James McBride, at 39, still calls his mother "Mommy."
"You can see I have a lot of things to work out," he told a full house at the UC Davis Main Theater at the end of January. The audience laughed. Most of the people in the audience knew about or had read McBride's memoir, "The Color of Water: A Black Man's Tribute to His White Mother" (Riverhead Books, 1996) and they got the joke. McBride's book is devoted to an exploration of his mother's life - she being the daughter of a black-hating Jewish rabbi - and her marriages to two black men. The story is told in counterpoint chapters - her story, her son's story.

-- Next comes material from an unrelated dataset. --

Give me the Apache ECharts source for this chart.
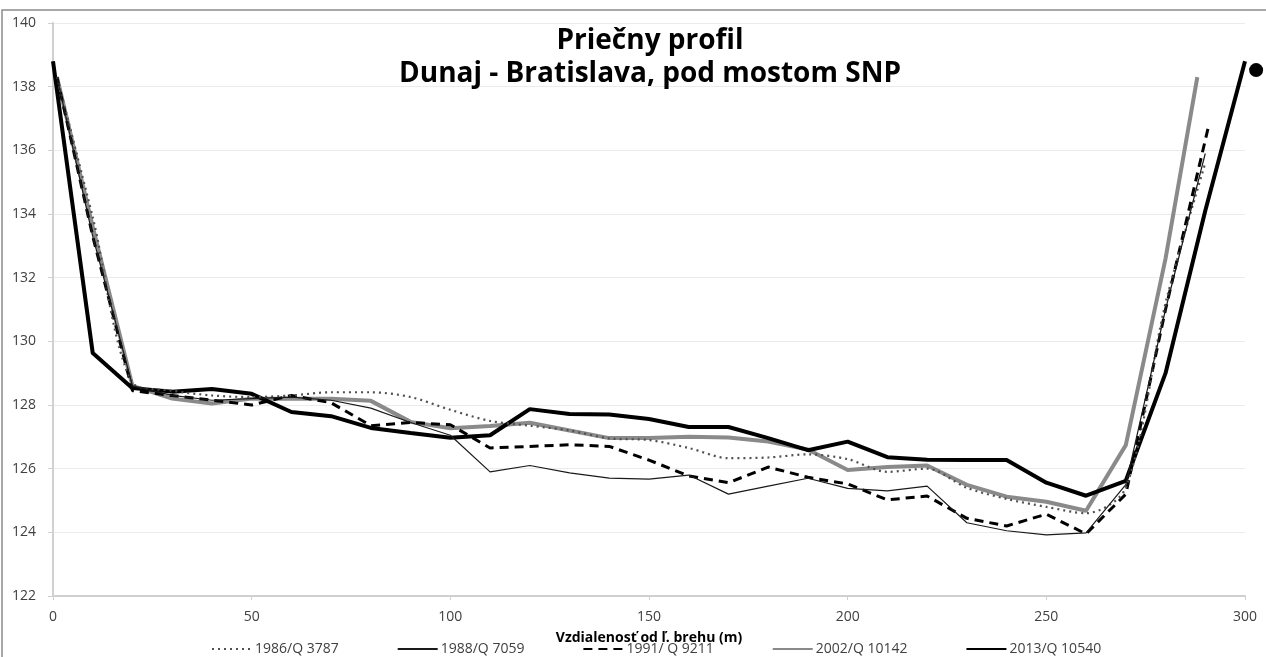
<!DOCTYPE html>
<html><head><meta charset="utf-8">
<script src="https://cdn.jsdelivr.net/npm/echarts@6/dist/echarts.min.js"></script>
<style>html,body{margin:0;padding:0;background:#fff}#c{width:1266px;height:657px}</style>
</head><body><div id="c"></div>
<script>
const seriesNames = ['1986/Q 3787','1988/Q 7059','1991/ Q 9211','2002/Q 10142','2013/Q 10540'];
const x1986 = [1,10,20,30,40,50,60,70,80,90,100,110,120,130,140,150,160,170,180,190,200,210,220,230,240,250,260,270,280,290];
const y1986 = [138.3,133.9,128.7,128.45,128.3,128.25,128.3,128.4,128.4,128.25,127.85,127.5,127.35,127.2,126.95,126.9,126.65,126.33,126.35,126.45,126.3,125.9,126.0,125.4,125.05,124.8,124.6,125.4,131.2,135.6];
const x1988 = [1,10,20,30,40,50,60,70,80,90,100,110,120,130,140,150,160,170,180,190,200,210,220,230,240,250,260,270,280,290];
const y1988 = [138.3,133.3,128.6,128.3,128.15,128.2,128.25,128.15,127.9,127.45,127.05,125.9,126.1,125.87,125.7,125.67,125.8,125.2,125.45,125.7,125.38,125.3,125.45,124.3,124.05,123.92,123.98,125.5,131.0,135.9];
const x1991 = [1,10,20,30,40,50,60,70,80,90,100,110,120,130,140,150,160,170,180,190,200,210,220,230,240,250,260,270,280,291];
const y1991 = [138.3,133.3,128.45,128.3,128.15,128.0,128.3,128.07,127.35,127.45,127.38,126.65,126.7,126.75,126.7,126.27,125.77,125.56,126.05,125.73,125.52,125.02,125.14,124.44,124.2,124.57,123.95,125.2,131.0,136.85];
const x2002 = [1,10,20,30,40,50,60,70,80,90,100,110,120,130,140,150,160,170,180,190,200,210,220,230,240,250,260,270,280,288];
const y2002 = [138.3,133.6,128.6,128.2,128.05,128.2,128.2,128.2,128.13,127.47,127.27,127.34,127.44,127.2,126.96,126.96,127.0,126.98,126.85,126.6,125.96,126.05,126.1,125.49,125.12,124.96,124.68,126.74,132.6,138.3];
const x2013 = [0,10,20,30,40,50,60,70,80,90,100,110,120,130,140,150,160,170,180,190,200,210,220,230,240,250,260,270,280,290,300];
const y2013 = [138.8,129.63,128.53,128.42,128.5,128.35,127.78,127.65,127.28,127.12,126.97,127.05,127.87,127.72,127.7,127.56,127.31,127.31,126.96,126.58,126.85,126.36,126.28,126.27,126.27,125.56,125.15,125.62,129.0,134.1,138.8];
const strayDot = [[302.8,138.52]];
const xTicks = {min:0, max:300, interval:50};
const yTicks = {min:122, max:140, interval:2};

const pair = (xs, ys) => xs.map((x,i)=>[x, ys[i]]);
const FONT = '"Open Sans", sans-serif';
const chart = echarts.init(document.getElementById('c'), null, {renderer:'canvas'});
chart.setOption({
  animation:false,
  backgroundColor:'#fff',
  textStyle:{fontFamily:FONT},
  title:{
    text:'Priečny profil\nDunaj - Bratislava, pod mostom SNP',
    left:645, top:20, textAlign:'center',
    textStyle:{fontSize:28, fontWeight:'bold', color:'#000', lineHeight:33, fontFamily:FONT}
  },
  graphic:[{type:'rect', shape:{x:2, y:10, width:1300, height:700}, style:{fill:'none', stroke:'#8c8c8c', lineWidth:1.5}, silent:true}],
  grid:{left:53, right:21, top:23, bottom:61, containLabel:false, outerBoundsMode:'none'},
  legend:{
    data:seriesNames, left:206, top:637, itemWidth:40, itemHeight:10, itemGap:58,
    itemStyle:{opacity:0},
    textStyle:{fontSize:14, color:'#404040', fontFamily:FONT, padding:[0,0,0,-2]}
  },
  xAxis:{
    type:'value', min:xTicks.min, max:xTicks.max, interval:xTicks.interval,
    name:'Vzdialenosť od ľ. brehu (m)', nameLocation:'middle', nameGap:35,
    nameTextStyle:{fontSize:14, fontWeight:'bold', color:'#000', fontFamily:FONT},
    axisLine:{lineStyle:{color:'#d0d0d0', width:2}},
    axisTick:{show:true, length:4, lineStyle:{color:'#d0d0d0'}},
    axisLabel:{fontSize:14, color:'#404040', margin:14, fontFamily:FONT},
    splitLine:{show:false}
  },
  yAxis:{
    type:'value', min:yTicks.min, max:yTicks.max, interval:yTicks.interval,
    name:'m n. m.', nameLocation:'middle', nameRotate:90, nameGap:36,
    nameTextStyle:{fontSize:12, fontWeight:'bold', color:'#000', fontFamily:FONT},
    axisLine:{show:true, lineStyle:{color:'#d0d0d0', width:2}},
    axisTick:{show:true, length:5, lineStyle:{color:'#d0d0d0'}},
    axisLabel:{fontSize:14, color:'#404040', margin:17, fontFamily:FONT},
    splitLine:{lineStyle:{color:'#ebebeb', width:1}}
  },
  series:[
    {name:seriesNames[0], type:'line', symbol:'none', smooth:0.3, data:pair(x1986,y1986),
     lineStyle:{color:'#505050', width:2.2, type:[2,4]}, itemStyle:{color:'#505050'}, z:6},
    {name:seriesNames[1], type:'line', symbol:'none', data:pair(x1988,y1988),
     lineStyle:{color:'#1a1a1a', width:1.2}, itemStyle:{color:'#1a1a1a'}, z:7},
    {name:seriesNames[2], type:'line', symbol:'none', data:pair(x1991,y1991),
     lineStyle:{color:'#000', width:3, type:[9,6]}, itemStyle:{color:'#000'}, z:5},
    {name:seriesNames[3], type:'line', symbol:'none', data:pair(x2002,y2002),
     lineStyle:{color:'#8a8a8a', width:4}, itemStyle:{color:'#8a8a8a'}, z:3},
    {name:seriesNames[4], type:'line', symbol:'none', data:pair(x2013,y2013),
     lineStyle:{color:'#000', width:4}, itemStyle:{color:'#000'}, z:4},
    {name:'dot', type:'scatter', data:strayDot, symbolSize:14, clip:false,
     itemStyle:{color:'#000', opacity:1}, z:8}
  ]
});
</script></body></html>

This is McBride's introduction, which he read aloud:
"As a boy, I never knew where my mother was from - where she was born, who her parents were. When I asked she'd say, "God made me." When I asked if she was white, she'd say: "I'm light-skinned," and change the subject. She raised 12 black children and sent us all to college and in most cases graduate school. Her children became doctors, professors, chemists, teachers - yet none of us even knew her maiden name until we were grown. It took me 14 years to unearth her remarkable story - the daughter of an orthodox Jewish rabbi, she married a black man in 1942 - and she revealed it more as a favor to me than out of any desire to revisit her past."

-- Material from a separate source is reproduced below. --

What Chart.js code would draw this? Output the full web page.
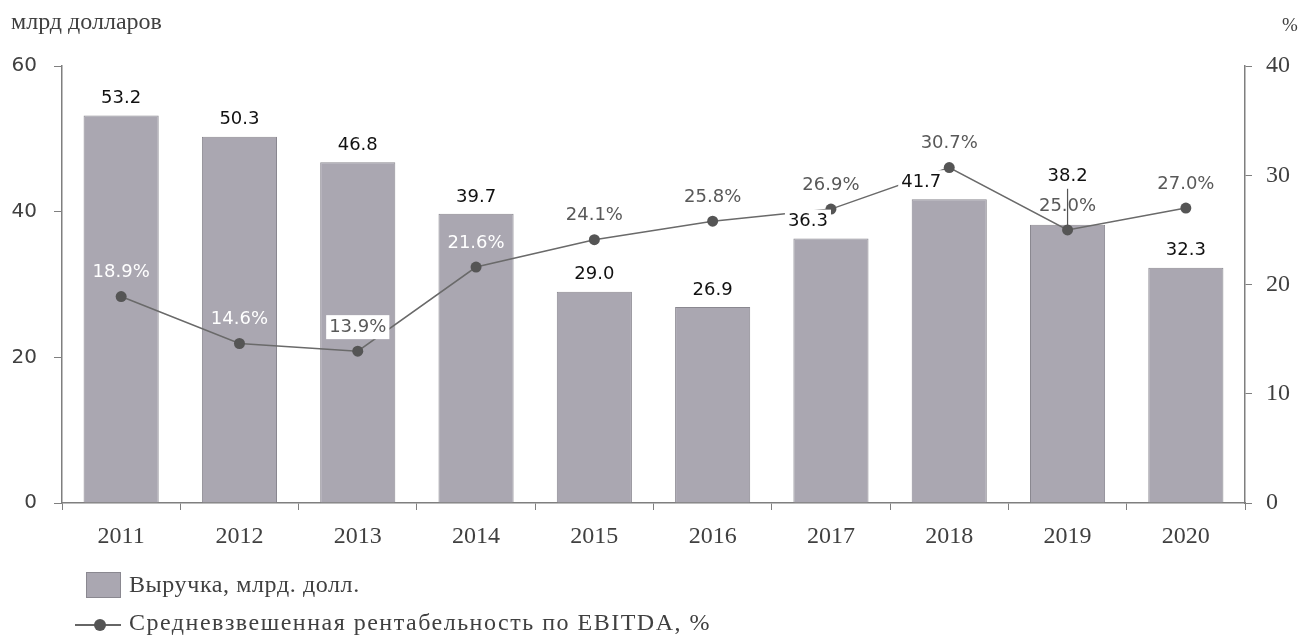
<!DOCTYPE html>
<html>
<head>
<meta charset="utf-8">
<script src="https://cdn.jsdelivr.net/npm/chart.js@4"></script>
<style>
    body { margin: 0; background: #fff; }
    #wrap { position: relative; width: 1309px; height: 639px; overflow: hidden; }
    .note { position: absolute; font-family: "Liberation Serif", serif; color: #404040; white-space: nowrap; }
    .leg { position: absolute; font-family: "Liberation Serif", serif; font-size: 24px; color: #404040; white-space: nowrap; }
</style>
</head>
<body>
<div id="wrap">
    <canvas id="chart" width="1309" height="639"></canvas>
    <div class="note" style="left:11px; top:8px; font-size:24px;">млрд долларов</div>
    <div class="note" style="left:1282px; top:14px; font-size:19px;">%</div>
    <div style="position:absolute; left:86px; top:572px; width:33px; height:24px; background:#aaa7b1; border:1px solid #8a8890;"></div>
    <div class="leg" style="left:129px; top:571px; letter-spacing:0.6px;">Выручка, млрд. долл.</div>
    <div style="position:absolute; left:75px; top:624px; width:46px; height:1.5px; background:#666;"></div>
    <div style="position:absolute; left:94px; top:619px; width:12px; height:12px; border-radius:50%; background:#555;"></div>
    <div class="leg" style="left:129px; top:609px; letter-spacing:1.5px;">Средневзвешенная рентабельность по EBITDA, %</div>
</div>
<script>
const years = ["2011", "2012", "2013", "2014", "2015", "2016", "2017", "2018", "2019", "2020"];
const revenue = [53.2, 50.3, 46.8, 39.7, 29.0, 26.9, 36.3, 41.7, 38.2, 32.3];
const margin = [18.9, 14.6, 13.9, 21.6, 24.1, 25.8, 26.9, 30.7, 25.0, 27.0];

// label placement tweaks so the texts don't collide with the line
const barLabelShift = [0, 0, 0, 0, 0, 0, -23, -28, 0, 0];
const barLabelLift = [0, 0, 0, 0, 0, 0, 0, 0, 31, 0];
const barLabelBoxed = [false, false, false, false, false, false, true, true, false, false];
const lineLabelMode = ["white", "white", "boxed", "white", "grey", "grey", "grey", "grey", "grey", "grey"];

const axisColor = "#7f7f7f";

const labelsPlugin = {
    id: "valueLabels",
    afterDatasetsDraw(chart) {
        const ctx = chart.ctx;
        const bars = chart.getDatasetMeta(1).data;
        const points = chart.getDatasetMeta(0).data;
        ctx.save();
        ctx.font = '18px "DejaVu Sans"';
        ctx.textAlign = "center";
        ctx.textBaseline = "middle";

        points.forEach((pt, i) => {
            const text = margin[i].toFixed(1) + "%";
            const x = pt.x;
            const y = pt.y - 24;
            if (lineLabelMode[i] === "boxed") {
                const w = ctx.measureText(text).width;
                ctx.fillStyle = "#fff";
                ctx.fillRect(x - w / 2 - 3, y - 12, w + 6, 24);
                ctx.fillStyle = "#595959";
            } else if (lineLabelMode[i] === "white") {
                ctx.fillStyle = "#fff";
            } else {
                ctx.fillStyle = "#595959";
            }
            ctx.fillText(text, x, y);
        });

        bars.forEach((bar, i) => {
            const text = revenue[i].toFixed(1);
            const x = bar.x + barLabelShift[i];
            const y = bar.y - 17 - barLabelLift[i];
            if (barLabelBoxed[i]) {
                const w = ctx.measureText(text).width;
                ctx.fillStyle = "#fff";
                ctx.fillRect(x - w / 2 - 3, y - 12, w + 6, 24);
            }
            if (barLabelLift[i] > 0) {
                ctx.strokeStyle = "#555";
                ctx.lineWidth = 1.2;
                ctx.beginPath();
                ctx.moveTo(bar.x, y + 12);
                ctx.lineTo(bar.x, points[i].y);
                ctx.stroke();
            }
            ctx.fillStyle = "#111";
            ctx.fillText(text, x, y);
        });
        ctx.restore();
    },
};

new Chart(document.getElementById("chart"), {
    data: {
        labels: years,
        datasets: [
            {
                type: "line",
                data: margin,
                yAxisID: "y1",
                borderColor: "#6a6a6a",
                borderWidth: 1.5,
                pointRadius: 5.5,
                pointBackgroundColor: "#555",
                pointBorderColor: "#555",
                pointBorderWidth: 0,
                order: 0,
            },
            {
                type: "bar",
                data: revenue,
                yAxisID: "y",
                backgroundColor: "#aaa7b1",
                borderColor: "#8a8890",
                borderWidth: 1,
                barPercentage: 0.635,
                categoryPercentage: 1,
                order: 1,
            },
        ],
    },
    options: {
        responsive: false,
        animation: false,
        devicePixelRatio: 1,
        layout: {
            padding: { top: 66, bottom: 81, left: 0, right: 0 },
        },
        plugins: {
            legend: { display: false },
            tooltip: { enabled: false },
        },
        scales: {
            x: {
                afterFit(scale) { scale.height = 55; },
                grid: {
                    offset: true,
                    drawOnChartArea: false,
                    tickLength: 7,
                    color: axisColor,
                },
                border: { color: axisColor, width: 1.5 },
                ticks: {
                    padding: 12,
                    color: "#404040",
                    font: { family: "Liberation Serif", size: 24 },
                },
            },
            y: {
                position: "left",
                min: 0,
                max: 60,
                afterFit(scale) { scale.width = 62; },
                grid: { drawOnChartArea: false, tickLength: 8, color: axisColor },
                border: { color: axisColor, width: 1.5 },
                ticks: {
                    stepSize: 20,
                    padding: 17,
                    color: "#404040",
                    font: { family: "DejaVu Sans", size: 20 },
                },
            },
            y1: {
                position: "right",
                min: 0,
                max: 40,
                afterFit(scale) { scale.width = 64; },
                grid: { drawOnChartArea: false, tickLength: 7, color: axisColor },
                border: { color: axisColor, width: 1.5 },
                ticks: {
                    stepSize: 10,
                    padding: 14,
                    color: "#404040",
                    font: { family: "Liberation Serif", size: 24 },
                },
            },
        },
    },
    plugins: [labelsPlugin],
});
</script>
</body>
</html>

McBride was No. 8 of 12 children. He did not become a doctor, like his revered big brother, Dennis. No, he became a journalist and a jazz musician. At the reading, he looked like a musician: funky hat, bright tie, baggy suit. It's a lucky thing for us that he became a talented writer, too, for without McBride's curiosity and persistence this unique story would never be told.
"My mother never cooked and never cleaned house, but insisted on education and church," said McBride. She converted to Christianity early in her first marriage.

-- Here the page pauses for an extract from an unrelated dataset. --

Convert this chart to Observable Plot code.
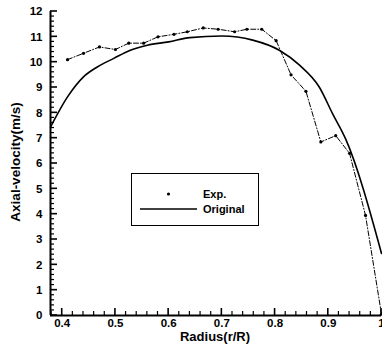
<!DOCTYPE html>
<html><head><meta charset="utf-8">
<script src="https://cdn.jsdelivr.net/npm/d3@7"></script>
<script src="https://cdn.jsdelivr.net/npm/@observablehq/plot@0.6"></script>
<style>
body{margin:0;background:#fff}
#chart svg{font-family:"Liberation Sans",Arial,sans-serif;}
#chart svg text{font-weight:bold;}
</style>
</head><body><div id="chart"></div>
<script>
const expR = [0.41, 0.44, 0.47, 0.50, 0.525, 0.553, 0.58, 0.61, 0.635, 0.665, 0.693, 0.724, 0.747, 0.775, 0.802, 0.83, 0.858, 0.886, 0.914, 0.94, 0.97, 1.0];
const expV = [10.1, 10.35, 10.6, 10.5, 10.75, 10.75, 11.0, 11.1, 11.2, 11.35, 11.3, 11.2, 11.3, 11.3, 10.85, 9.5, 8.85, 6.85, 7.1, 6.4, 3.95, 0.05];
const origR = [0.378, 0.41, 0.44, 0.466, 0.497, 0.528, 0.56, 0.6, 0.64, 0.7, 0.758, 0.808, 0.846, 0.883, 0.908, 0.933, 1.0];
const origV = [7.44, 8.63, 9.42, 9.81, 10.15, 10.47, 10.67, 10.8, 10.97, 11.03, 10.87, 10.47, 9.88, 9.02, 7.97, 6.95, 2.45];
const xTicks = [0.4, 0.5, 0.6, 0.7, 0.8, 0.9, 1];
const xTickLabels = ["0.4", "0.5", "0.6", "0.7", "0.8", "0.9", "1"];
const yTicks = [0, 1, 2, 3, 4, 5, 6, 7, 8, 9, 10, 11, 12];
const xMinor = [0.38,0.42,0.44,0.46,0.48,0.52,0.54,0.56,0.58,0.62,0.64,0.66,0.68,0.72,0.74,0.76,0.78,0.82,0.84,0.86,0.88,0.92,0.94,0.96,0.98];
const yMinor = d3.range(0, 12.001, 0.2).filter(v => Math.abs(v - Math.round(v)) > 0.01);
const legendLabels = ["Exp.", "Original"];
const xTitle = "Radius(r/R)";
const yTitle = "Axial-velocity(m/s)";

const exp = expR.map((r, i) => ({r, v: expV[i]}));
const orig = origR.map((r, i) => ({r, v: origV[i]}));
const xDomain = [0.378, 1.0];
const yDomain = [0, 12];
const W = 382, H = 347, mL = 50, mR = 1, mT = 11, mB = 32;

const chart = Plot.plot({
  width: W, height: H,
  marginLeft: mL, marginRight: mR, marginTop: mT, marginBottom: mB,
  style: {fontSize: "12px", background: "#fff", color: "#000", overflow: "visible"},
  x: {domain: xDomain},
  y: {domain: yDomain},
  marks: [
    Plot.axisX(xTicks, {tickSize: 0, tickPadding: 3, tickFormat: (d) => xTickLabels[xTicks.indexOf(d)], fontSize: 11.5, label: null}),
    Plot.axisY(yTicks, {tickSize: 0, tickPadding: 8, fontSize: 11.5, label: null}),
    Plot.ruleX([xDomain[0]], {strokeWidth: 2}),
    Plot.ruleY([0], {strokeWidth: 2}),
    Plot.line(orig, {x: "r", y: "v", curve: "monotone-x", strokeWidth: 1.6, stroke: "#000"}),
    Plot.line(exp, {x: "r", y: "v", strokeDasharray: "5,2,1,2", strokeWidth: 1, stroke: "#000"}),
    Plot.dot(exp, {x: "r", y: "v", r: 1.6, fill: "#000", stroke: null})
  ]
});
document.getElementById("chart").appendChild(chart);

const svg = d3.select(chart);
const sx = chart.scale("x"), sy = chart.scale("y");
const x0 = sx.apply(xDomain[0]), y0 = sy.apply(0);
// inward ticks, positioned through Plot's scales
const tg = svg.append("g");
function tick(x1, y1, x2, y2, w) {
  tg.append("line").attr("x1", x1).attr("y1", y1).attr("x2", x2).attr("y2", y2)
    .style("stroke", "#000").style("stroke-width", w);
}
xTicks.forEach(v => tick(sx.apply(v), y0, sx.apply(v), y0 - 7, 1.6));
xMinor.forEach(v => tick(sx.apply(v), y0, sx.apply(v), y0 - 4, 1.2));
yTicks.forEach(v => tick(x0, sy.apply(v), x0 + 7, sy.apply(v), 1.6));
yMinor.forEach(v => tick(x0, sy.apply(v), x0 + 4, sy.apply(v), 1.2));
// axis titles
svg.append("text").attr("x", 215).attr("y", 341).attr("text-anchor", "middle")
  .attr("font-size", 13).attr("font-weight", "bold").text(xTitle);
svg.append("text").attr("transform", "translate(20,162) rotate(-90)").attr("text-anchor", "middle")
  .attr("font-size", 13.5).attr("font-weight", "bold").text(yTitle);
// legend
const lg = svg.append("g");
lg.append("rect").attr("x", 131.5).attr("y", 173.5).attr("width", 127).attr("height", 52)
  .attr("fill", "#fff").attr("stroke", "#000").attr("stroke-width", 1);
lg.append("circle").attr("cx", 168.5).attr("cy", 194).attr("r", 1.6).attr("fill", "#000");
lg.append("line").attr("x1", 140).attr("x2", 197).attr("y1", 209).attr("y2", 209)
  .attr("stroke", "#000").attr("stroke-width", 1.6);
lg.append("text").attr("x", 203).attr("y", 198).attr("text-anchor", "start").attr("font-size", 11).attr("font-weight", "bold").text(legendLabels[0]);
lg.append("text").attr("x", 203).attr("y", 213).attr("text-anchor", "start").attr("font-size", 11).attr("font-weight", "bold").text(legendLabels[1]);
</script>
</body></html>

"I saw her abused by both blacks and whites for having all these black children - but she always kept looking ahead, she kept her eyes on the prize.
"She's 75, still alive...and a very weird person," added her son.
This weird wonderful person kept her painful past a secret. She used to tell her kids: "Never ask questions or your mind will end up like a rock."
So how did McBride get her to open up?
"She didn't want to talk about her life until I told her (my book) would make $1 million. That moved the mountain a little," McBride said to more laughter from the audience.
But what was it like being raised in Queens by a white mother and a black father and stepfather?
"We didn't stumble through life like tragic mulattos trying to figure out whether to eat matzo balls or black-eyed peas," McBride assured the audience. "We were accepted in the black community. In the real world, race is secondary. Poverty is first."
McBride read this section aloud: "My brothers and sisters were my best friends but when it came to food they were my enemies. There were so many of us we were constantly hungry, scavenging for food in the empty refrigerator and cabinets. We would hide food from one another, squirreling away a precious grilled cheese or fried bologna sandwich, but the hiding places were known to all and foraged by all and the precious commodity was usually discovered and devoured before it got cold. Entire plots were hatched around swiping food, complete with double-crossings, backstabbings, intrigue, outright robbery and gobbled evidence."
McBride has been surprised at one aspect of the book's reception.
"I thought it would be received well in the black community but it's sold much better in the white Jewish community," he said. "Most of my readers are middle-age, white, Jewish women - thank you. I've been told the subtitle puts black women off."
Someone in the audience asked McBride if he considered himself Jewish.
"I'm proud of my Jewish history," he replied. "I have more empathy now with Jewish issues. I've been to Africa and I'm going to Israel this year...but I was raised as a black Christian. Technically I guess you could say I'm Jewish since my mother was Jewish...but she converted. So the question is for theologians to answer. It doesn't cause me one drop of blood, sweat or tears.
"I just get up in the morning happy to be living."